--- Begin DATA BLOCK ---

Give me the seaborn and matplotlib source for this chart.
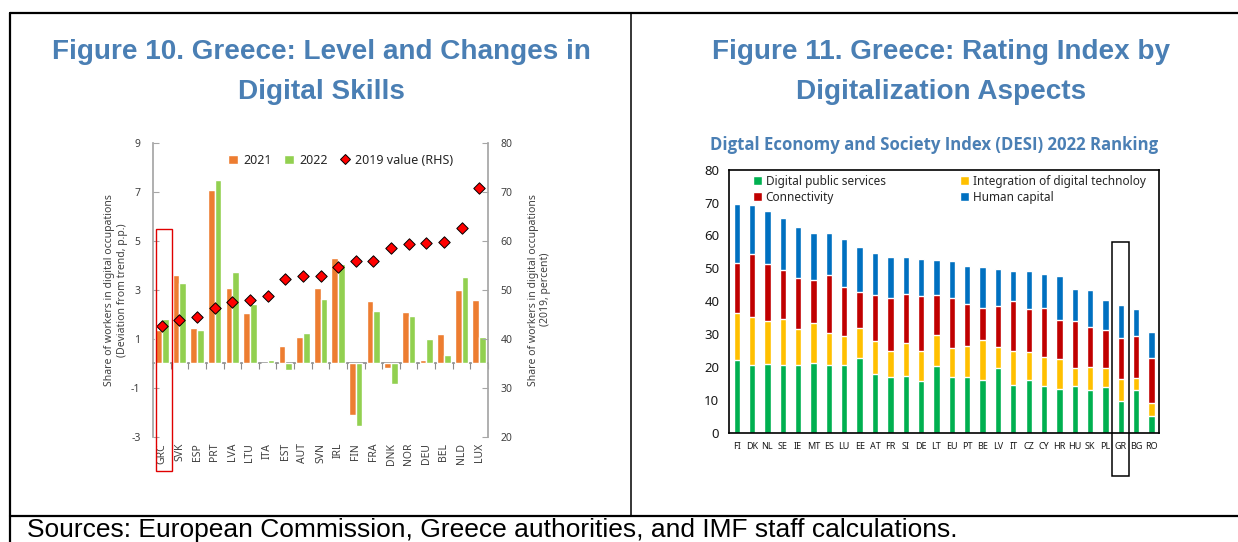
import numpy as np
import pandas as pd
import matplotlib
matplotlib.use("Agg")
import matplotlib.pyplot as plt
import seaborn as sns
from matplotlib.lines import Line2D
from matplotlib.patches import Rectangle, Patch
import matplotlib.transforms as mtransforms

# ---------------- data: Figure 10 ----------------
countries_l = ["GRC", "SVK", "ESP", "PRT", "LVA", "LTU", "ITA", "EST", "AUT", "SVN",
               "IRL", "FIN", "FRA", "DNK", "NOR", "DEU", "BEL", "NLD", "LUX"]
v2021 = [1.37, 3.62, 1.44, 7.05, 3.06, 2.04, 0.0, 0.72, 1.06, 3.06,
         4.29, -2.12, 2.53, -0.18, 2.10, 0.12, 1.20, 2.98, 2.57]
v2022 = [1.82, 3.29, 1.36, 7.47, 3.74, 2.41, 0.14, -0.27, 1.22, 2.64,
         4.06, -2.57, 2.15, -0.84, 1.93, 0.97, 0.33, 3.51, 1.05]
v2019 = [42.6, 43.75, 44.4, 46.3, 47.55, 47.8, 48.8, 52.1, 52.8, 52.8,
         54.6, 55.8, 55.9, 58.6, 59.4, 59.6, 59.7, 62.65, 70.75]

# ---------------- data: Figure 11 (DESI 2022) ----------------
countries_r = ["FI", "DK", "NL", "SE", "IE", "MT", "ES", "LU", "EE", "AT", "FR", "SI", "DE", "LT",
               "EU", "PT", "BE", "LV", "IT", "CZ", "CY", "HR", "HU", "SK", "PL", "GR", "BG", "RO"]
public_services = [22.1, 20.6, 20.9, 20.5, 20.7, 21.3, 20.7, 20.7, 22.7, 17.9, 16.8, 17.3, 15.8, 20.4,
                   16.8, 16.8, 16.1, 19.6, 14.5, 16.1, 14.2, 13.3, 14.2, 12.9, 13.8, 9.6, 12.9, 5.2]
integration = [14.4, 14.5, 13.1, 14.1, 10.9, 12.1, 9.7, 8.8, 9.1, 9.9, 8.1, 10.0, 9.0, 9.3,
               8.95, 9.6, 12.0, 6.5, 10.3, 8.3, 8.8, 9.1, 5.5, 7.0, 5.8, 6.8, 3.8, 3.8]
connectivity = [15.1, 19.3, 17.4, 15.0, 15.4, 13.2, 17.5, 14.9, 11.1, 14.2, 16.1, 15.0, 16.9, 12.3,
                15.15, 12.8, 9.9, 12.5, 15.25, 13.2, 14.8, 12.0, 14.4, 12.3, 11.5, 12.4, 12.8, 13.8]
human_capital = [18.0, 14.85, 16.0, 15.6, 15.7, 14.2, 12.8, 14.5, 13.5, 12.65, 12.4, 11.1, 11.1, 10.6,
                 11.4, 11.6, 12.3, 11.1, 9.25, 11.5, 10.6, 13.15, 9.6, 11.2, 9.4, 10.1, 8.1, 7.8]

series_r = ["Digital public services", "Integration of digital technoloy", "Connectivity", "Human capital"]
colors_r = ["#00B050", "#FFC000", "#C00000", "#0070C0"]

# ---------------- figure ----------------
sns.set_theme(style="white")
plt.rcParams["font.family"] = ["Noto Sans", "DejaVu Sans"]
plt.rcParams["axes.unicode_minus"] = False

W, H = 1238, 542
fig = plt.figure(figsize=(W / 100, H / 100), dpi=100)
renderer = fig.canvas.get_renderer()


def fx(px):
    return px / W


def fy(py):
    return 1 - py / H


# frame lines
for x0, y0, x1, y1, lw in [(10, 13, 1238, 13, 1.6), (10, 13, 10, 542, 1.6),
                           (631, 13, 631, 516, 1.1), (10, 516, 1238, 516, 1.6)]:
    fig.add_artist(Line2D([fx(x0), fx(x1)], [fy(y0), fy(y1)], color="black", lw=lw))

title_color = "#4a7fb4"


def fit_text(x, y, s, target_w, size0, max_size=None, **kw):
    t = fig.text(x, y, s, fontsize=size0, **kw)
    w = t.get_window_extent(renderer).width
    size = size0 * target_w / w
    if max_size is not None:
        size = min(size, max_size)
    t.set_fontsize(size)
    return t


t1 = fit_text(fx(321), fy(52), "Figure 10. Greece: Level and Changes in", 538, 20,
              ha="center", va="center", family="Liberation Sans", weight="bold", color=title_color)
tsize = t1.get_fontsize()
fig.text(fx(321), fy(92), "Digital Skills", fontsize=tsize, ha="center", va="center",
         family="Liberation Sans", weight="bold", color=title_color)
fig.text(fx(941), fy(52), "Figure 11. Greece: Rating Index by", fontsize=tsize, ha="center", va="center",
         family="Liberation Sans", weight="bold", color=title_color)
fig.text(fx(941), fy(92), "Digitalization Aspects", fontsize=tsize, ha="center", va="center",
         family="Liberation Sans", weight="bold", color=title_color)

fit_text(fx(27), fy(537), "Sources: European Commission, Greece authorities, and IMF staff calculations.",
         985, 19, max_size=19, ha="left", va="baseline",
         family=["Liberation Sans Narrow", "Liberation Sans"], color="black")

fit_text(fx(934), fy(145), "Digtal Economy and Society Index (DESI) 2022 Ranking", 448, 11,
         ha="center", va="center", family=["Open Sans", "DejaVu Sans"], weight="bold",
         color=title_color)

# ---------------- left chart ----------------
nL = len(countries_l)
axL = fig.add_axes([fx(153), fy(436.7), (488 - 153) / W, (436.7 - 142.7) / H])
dfL = pd.DataFrame({
    "country": countries_l * 2,
    "year": ["2021"] * nL + ["2022"] * nL,
    "value": v2021 + v2022,
})
pal_l = {"2021": "#ED7D31", "2022": "#92D050"}
sns.barplot(data=dfL, x="country", y="value", hue="year", order=countries_l,
            hue_order=["2021", "2022"], palette=pal_l, width=0.76, gap=0,
            saturation=1, errorbar=None, legend=False, ax=axL)
axL.set_ylim(-3, 9)
axL.set_yticks(np.arange(-3, 10, 2))
axL.set_xlim(-0.5, nL - 0.5)
axL.set_xlabel("")
for s in ["top", "bottom", "right"]:
    axL.spines[s].set_visible(False)
axL.spines["left"].set_color("#a6a6a6")
axL.tick_params(axis="y", direction="in", length=4, color="#a6a6a6", labelsize=7.5,
                labelcolor="#404040", pad=9, width=0.8)
axL.tick_params(axis="x", length=0, labelsize=7.5, labelcolor="#404040", pad=4.5, labelrotation=90)
axL.set_ylabel("Share of workers in digital occupations\n(Deviation from trend, p.p.)",
               fontsize=7.5, color="#404040")
axL.yaxis.set_label_coords(-0.075, 0.5)

sec = axL.secondary_xaxis(0.25)
sec.set_xticks(np.arange(nL + 1) - 0.5)
sec.set_xticklabels([])
sec.tick_params(direction="out", length=4, color="#8c8c8c", width=0.8)
sec.spines["bottom"].set_color("#8c8c8c")

axR2 = axL.twinx()
sns.scatterplot(x=np.arange(nL), y=v2019, marker="D", s=34, color="#FF0000",
                edgecolor="black", linewidth=0.7, zorder=4, legend=False, ax=axR2)
axR2.set_ylim(20, 80)
axR2.set_yticks(np.arange(20, 81, 10))
axR2.set_xlim(-0.5, nL - 0.5)
for s in ["top", "bottom", "left"]:
    axR2.spines[s].set_visible(False)
axR2.spines["right"].set_color("#a6a6a6")
axR2.tick_params(axis="y", direction="in", length=4, color="#a6a6a6", labelsize=7.5,
                 labelcolor="#404040", pad=9, width=0.8)
axR2.set_ylabel("Share of workers in digital occupations\n(2019, percent)", fontsize=7.5,
                color="#404040", rotation=90)
axR2.yaxis.set_label_coords(1.118, 0.5)

handles_l = [Patch(facecolor="#ED7D31"), Patch(facecolor="#92D050"),
             Line2D([], [], marker="D", ls="none", markerfacecolor="#FF0000",
                    markeredgecolor="black", markeredgewidth=0.7, markersize=5)]
axR2.legend(handles_l, ["2021", "2022", "2019 value (RHS)"], ncol=3, frameon=False,
            loc="center left", bbox_to_anchor=(0.19, 0.94), fontsize=9, handlelength=0.8,
            handleheight=0.8, handletextpad=0.4, columnspacing=1.0, labelcolor="#262626")

blendL = mtransforms.blended_transform_factory(axL.transData, axL.transAxes)
axR2.add_patch(Rectangle((-0.33, -0.116), 0.89, 0.823, transform=blendL, fill=False,
                         edgecolor="#e00000", lw=1.0, clip_on=False, zorder=6))

# ---------------- right chart ----------------
nR = len(countries_r)
axD = fig.add_axes([fx(729), fy(432.7), (1159.3 - 729) / W, (432.7 - 169.7) / H])
comp = np.array([public_services, integration, connectivity, human_capital])
cum = np.cumsum(comp, axis=0)
for k in range(3, -1, -1):
    sns.barplot(x=countries_r, y=cum[k], order=countries_r, color=colors_r[k], width=0.41,
                saturation=1, errorbar=None, ax=axD)
axD.set_ylim(0, 80)
axD.set_yticks(np.arange(0, 81, 10))
axD.set_xlim(-0.5, nR - 0.5)
axD.set_xticks(np.arange(nR + 1) - 0.5, minor=True)
for s in axD.spines.values():
    s.set_color("black")
    s.set_linewidth(1.2)
axD.tick_params(axis="y", length=0, labelsize=9.5, labelcolor="#1a1a1a", pad=7)
axD.tick_params(axis="x", which="major", length=0, labelsize=6.5, labelcolor="#1a1a1a", pad=7)
axD.tick_params(axis="x", which="minor", direction="inout", length=4, color="black", width=0.8)

handles_r = [Patch(facecolor=c) for c in colors_r]
order = [0, 2, 1, 3]
axD.legend([handles_r[i] for i in order], [series_r[i] for i in order], ncol=2, frameon=False,
           loc="upper left", bbox_to_anchor=(0.03, 1.02), fontsize=8.5, handlelength=0.8,
           handleheight=0.8, handletextpad=0.3, labelspacing=0.25, columnspacing=6.3)

blendD = mtransforms.blended_transform_factory(axD.transData, axD.transAxes)
axD.add_patch(Rectangle((24.45, -0.165), 1.1, 0.89, transform=blendD, fill=False,
                        edgecolor="black", lw=1.1, clip_on=False, zorder=6))

fig.savefig("out.png", dpi=100)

--- End DATA BLOCK ---

_INSTRUCTIONS TO FOLLOW_:
Set the lines above down again, word for word, from the first through the one containing "import matplotlib.transforms as mtransforms"; pictures excluded.

_THE ANSWER_:
Give me the seaborn and matplotlib source for this chart.
import numpy as np
import pandas as pd
import matplotlib
matplotlib.use("Agg")
import matplotlib.pyplot as plt
import seaborn as sns
from matplotlib.lines import Line2D
from matplotlib.patches import Rectangle, Patch
import matplotlib.transforms as mtransforms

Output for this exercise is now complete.